Interpretation for duration: no local behavior discovered

  • Around Case 1: Duration being lower than 759 supports a label 0. This means that a low duration supports label 0 and, consequently, a larger duration would support label 1.

  • Around Case 2: Duration being greater than 759 (lower than 1514) supports label 1. This means that a large duration supports label 1 and, consequently, a lower duration would support label 0.

  • Around case 3: same as Case 2.

Regarding duration, case 1 and case 2 coincide. They also coincide with the general previous findings that duration is an important factor, with prob. of label 1 increasing with it. The exploration of this two cases did not reveal any local behavior linked to duration. A similar analysis can be done for contact, housing, etc.
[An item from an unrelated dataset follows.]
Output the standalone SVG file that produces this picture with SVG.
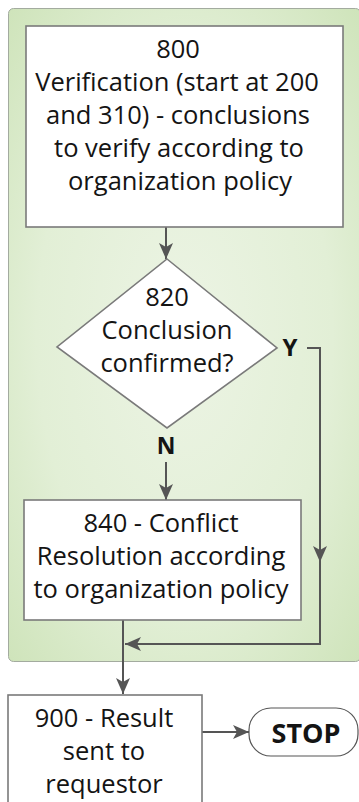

Interpretation for campaign: local behavior

  • Around Case 1: Campaign being low supports label 0.

  • Around Case 2: Campaign being low contradicts label 1. This is in line with Case 1.

  • Around Case 3: Campaign being low supports label 1. This is in contradiction with Cases 1 and 2.

This example shows that a global behavior (campaign is positively associated with label 1) can change locally. The fact that Case 3 has a probability around 0.5 makes it interesting. Limitation: here the effect of Campaign is so small that a good explanation is that it has almost no effect everywhere. That was just a toy example.

Discussion

  • The choice of the point of interest can be anything, even non-observed instances. Average, extreme, and change points are often of interest.

  • This method interprets locally the link between the features and the response, again, with the eyes of the model.

  • The surrogate models (as well as the global model) cannot support rigorous causal analysis. We can discover only association here.

  • Like often, this method can be unstable (implementation, choice of the model, etc.). Try several combinations and be cautious with conclusions.